The request – Reproduce the listing below in full and without alteration, apart from its pictures.
# START OF Given data
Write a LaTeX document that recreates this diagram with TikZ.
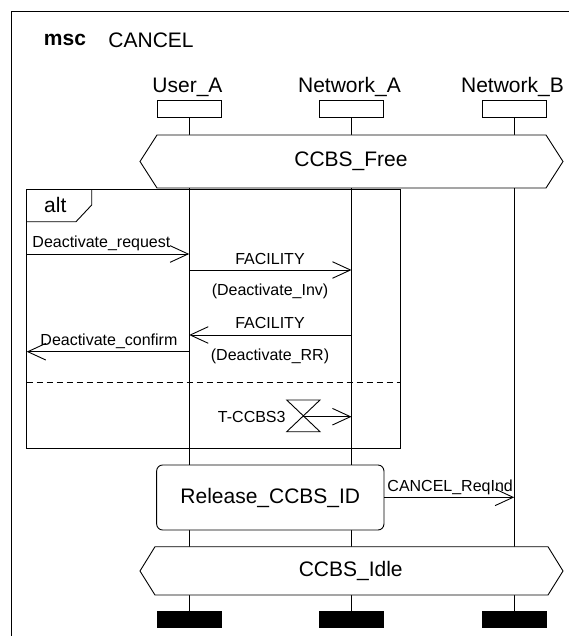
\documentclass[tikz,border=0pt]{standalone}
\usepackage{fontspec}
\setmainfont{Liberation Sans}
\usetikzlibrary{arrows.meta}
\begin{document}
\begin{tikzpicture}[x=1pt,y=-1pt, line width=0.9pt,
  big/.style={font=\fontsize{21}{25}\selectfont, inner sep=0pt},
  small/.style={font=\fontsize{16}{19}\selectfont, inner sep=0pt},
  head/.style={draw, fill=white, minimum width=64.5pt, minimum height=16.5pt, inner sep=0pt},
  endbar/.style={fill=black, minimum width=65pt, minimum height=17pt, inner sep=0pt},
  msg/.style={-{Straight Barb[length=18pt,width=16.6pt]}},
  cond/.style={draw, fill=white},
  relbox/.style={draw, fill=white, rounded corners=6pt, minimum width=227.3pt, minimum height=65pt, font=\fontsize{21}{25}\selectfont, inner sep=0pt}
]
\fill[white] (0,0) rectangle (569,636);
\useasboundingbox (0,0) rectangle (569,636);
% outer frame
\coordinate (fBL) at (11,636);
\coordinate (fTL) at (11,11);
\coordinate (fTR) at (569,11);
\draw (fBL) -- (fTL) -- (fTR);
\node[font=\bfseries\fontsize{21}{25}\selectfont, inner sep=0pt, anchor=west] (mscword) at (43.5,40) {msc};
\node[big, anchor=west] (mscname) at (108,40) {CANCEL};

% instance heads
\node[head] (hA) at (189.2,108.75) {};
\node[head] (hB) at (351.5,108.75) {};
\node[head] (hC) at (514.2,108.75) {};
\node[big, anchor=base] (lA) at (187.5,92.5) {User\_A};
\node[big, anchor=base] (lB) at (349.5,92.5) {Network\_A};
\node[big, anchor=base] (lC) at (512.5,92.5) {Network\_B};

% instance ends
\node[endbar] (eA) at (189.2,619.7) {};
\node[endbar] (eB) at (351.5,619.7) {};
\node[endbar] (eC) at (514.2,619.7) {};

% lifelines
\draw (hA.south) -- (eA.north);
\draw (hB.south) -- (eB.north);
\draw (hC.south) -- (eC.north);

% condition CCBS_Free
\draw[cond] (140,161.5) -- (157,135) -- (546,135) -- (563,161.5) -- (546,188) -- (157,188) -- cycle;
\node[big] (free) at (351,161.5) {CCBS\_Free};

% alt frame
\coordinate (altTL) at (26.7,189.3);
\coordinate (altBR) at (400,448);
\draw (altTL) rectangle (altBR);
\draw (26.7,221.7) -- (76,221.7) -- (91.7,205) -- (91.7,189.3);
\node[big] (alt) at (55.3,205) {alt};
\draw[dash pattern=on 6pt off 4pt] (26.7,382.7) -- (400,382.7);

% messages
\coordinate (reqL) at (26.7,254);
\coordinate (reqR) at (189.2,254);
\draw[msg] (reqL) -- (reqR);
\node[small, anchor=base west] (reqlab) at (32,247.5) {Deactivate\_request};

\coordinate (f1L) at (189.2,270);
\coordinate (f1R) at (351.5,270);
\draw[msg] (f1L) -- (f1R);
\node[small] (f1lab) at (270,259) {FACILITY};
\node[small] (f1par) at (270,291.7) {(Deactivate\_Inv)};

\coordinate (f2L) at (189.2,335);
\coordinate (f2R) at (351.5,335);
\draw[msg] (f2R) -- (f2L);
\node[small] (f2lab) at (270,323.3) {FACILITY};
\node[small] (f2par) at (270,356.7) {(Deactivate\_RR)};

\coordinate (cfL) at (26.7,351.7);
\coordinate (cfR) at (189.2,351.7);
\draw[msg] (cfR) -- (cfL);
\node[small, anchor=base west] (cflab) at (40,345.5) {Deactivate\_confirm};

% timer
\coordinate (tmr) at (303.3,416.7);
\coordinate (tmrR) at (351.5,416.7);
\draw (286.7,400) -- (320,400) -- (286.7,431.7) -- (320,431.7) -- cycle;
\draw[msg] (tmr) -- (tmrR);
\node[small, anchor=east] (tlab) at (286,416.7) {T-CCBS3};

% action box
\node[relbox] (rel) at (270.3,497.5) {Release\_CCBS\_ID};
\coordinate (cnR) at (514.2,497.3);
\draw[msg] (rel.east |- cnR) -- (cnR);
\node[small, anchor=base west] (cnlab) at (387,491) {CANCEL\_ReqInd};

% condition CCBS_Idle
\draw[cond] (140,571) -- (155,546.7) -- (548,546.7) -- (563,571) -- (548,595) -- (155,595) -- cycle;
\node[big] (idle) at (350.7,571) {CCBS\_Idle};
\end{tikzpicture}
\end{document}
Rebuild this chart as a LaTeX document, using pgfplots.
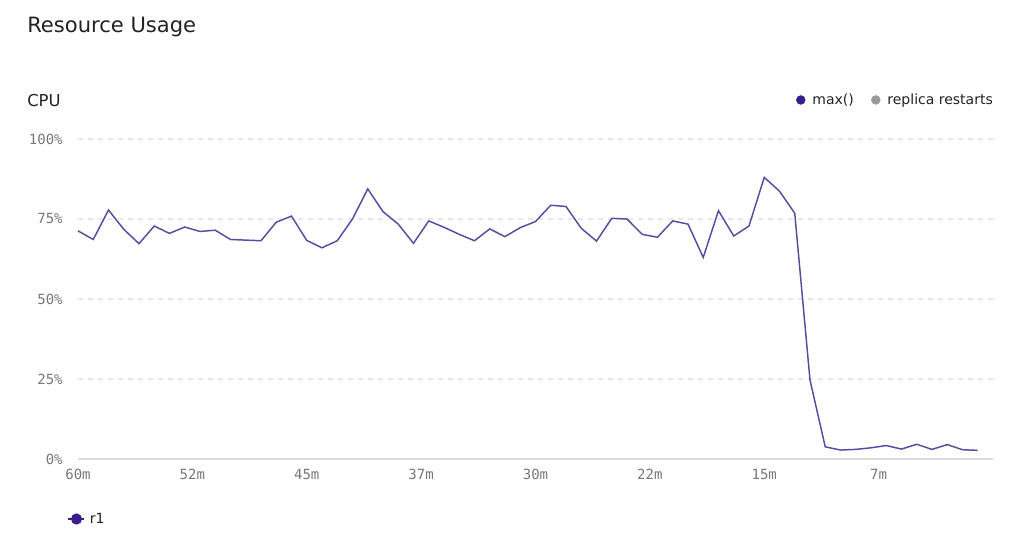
# END OF Given data
Exercise result –
Write a LaTeX document that recreates this diagram with TikZ.
\documentclass[tikz,border=0pt]{standalone}
\usepackage{fontspec}
\setmainfont{Liberation Sans}
\usetikzlibrary{arrows.meta}
\begin{document}
\begin{tikzpicture}[x=1pt,y=-1pt, line width=0.9pt,
  big/.style={font=\fontsize{21}{25}\selectfont, inner sep=0pt},
  small/.style={font=\fontsize{16}{19}\selectfont, inner sep=0pt},
  head/.style={draw, fill=white, minimum width=64.5pt, minimum height=16.5pt, inner sep=0pt},
  endbar/.style={fill=black, minimum width=65pt, minimum height=17pt, inner sep=0pt},
  msg/.style={-{Straight Barb[length=18pt,width=16.6pt]}},
  cond/.style={draw, fill=white},
  relbox/.style={draw, fill=white, rounded corners=6pt, minimum width=227.3pt, minimum height=65pt, font=\fontsize{21}{25}\selectfont, inner sep=0pt}
]
\fill[white] (0,0) rectangle (569,636);
\useasboundingbox (0,0) rectangle (569,636);
% outer frame
\coordinate (fBL) at (11,636);
\coordinate (fTL) at (11,11);
\coordinate (fTR) at (569,11);
\draw (fBL) -- (fTL) -- (fTR);
\node[font=\bfseries\fontsize{21}{25}\selectfont, inner sep=0pt, anchor=west] (mscword) at (43.5,40) {msc};
\node[big, anchor=west] (mscname) at (108,40) {CANCEL};

% instance heads
\node[head] (hA) at (189.2,108.75) {};
\node[head] (hB) at (351.5,108.75) {};
\node[head] (hC) at (514.2,108.75) {};
\node[big, anchor=base] (lA) at (187.5,92.5) {User\_A};
\node[big, anchor=base] (lB) at (349.5,92.5) {Network\_A};
\node[big, anchor=base] (lC) at (512.5,92.5) {Network\_B};

% instance ends
\node[endbar] (eA) at (189.2,619.7) {};
\node[endbar] (eB) at (351.5,619.7) {};
\node[endbar] (eC) at (514.2,619.7) {};

% lifelines
\draw (hA.south) -- (eA.north);
\draw (hB.south) -- (eB.north);
\draw (hC.south) -- (eC.north);

% condition CCBS_Free
\draw[cond] (140,161.5) -- (157,135) -- (546,135) -- (563,161.5) -- (546,188) -- (157,188) -- cycle;
\node[big] (free) at (351,161.5) {CCBS\_Free};

% alt frame
\coordinate (altTL) at (26.7,189.3);
\coordinate (altBR) at (400,448);
\draw (altTL) rectangle (altBR);
\draw (26.7,221.7) -- (76,221.7) -- (91.7,205) -- (91.7,189.3);
\node[big] (alt) at (55.3,205) {alt};
\draw[dash pattern=on 6pt off 4pt] (26.7,382.7) -- (400,382.7);

% messages
\coordinate (reqL) at (26.7,254);
\coordinate (reqR) at (189.2,254);
\draw[msg] (reqL) -- (reqR);
\node[small, anchor=base west] (reqlab) at (32,247.5) {Deactivate\_request};

\coordinate (f1L) at (189.2,270);
\coordinate (f1R) at (351.5,270);
\draw[msg] (f1L) -- (f1R);
\node[small] (f1lab) at (270,259) {FACILITY};
\node[small] (f1par) at (270,291.7) {(Deactivate\_Inv)};

\coordinate (f2L) at (189.2,335);
\coordinate (f2R) at (351.5,335);
\draw[msg] (f2R) -- (f2L);
\node[small] (f2lab) at (270,323.3) {FACILITY};
\node[small] (f2par) at (270,356.7) {(Deactivate\_RR)};

\coordinate (cfL) at (26.7,351.7);
\coordinate (cfR) at (189.2,351.7);
\draw[msg] (cfR) -- (cfL);
\node[small, anchor=base west] (cflab) at (40,345.5) {Deactivate\_confirm};

% timer
\coordinate (tmr) at (303.3,416.7);
\coordinate (tmrR) at (351.5,416.7);
\draw (286.7,400) -- (320,400) -- (286.7,431.7) -- (320,431.7) -- cycle;
\draw[msg] (tmr) -- (tmrR);
\node[small, anchor=east] (tlab) at (286,416.7) {T-CCBS3};

% action box
\node[relbox] (rel) at (270.3,497.5) {Release\_CCBS\_ID};
\coordinate (cnR) at (514.2,497.3);
\draw[msg] (rel.east |- cnR) -- (cnR);
\node[small, anchor=base west] (cnlab) at (387,491) {CANCEL\_ReqInd};

% condition CCBS_Idle
\draw[cond] (140,571) -- (155,546.7) -- (548,546.7) -- (563,571) -- (548,595) -- (155,595) -- cycle;
\node[big] (idle) at (350.7,571) {CCBS\_Idle};
\end{tikzpicture}
\end{document}
Rebuild this chart as a LaTeX document, using pgfplots.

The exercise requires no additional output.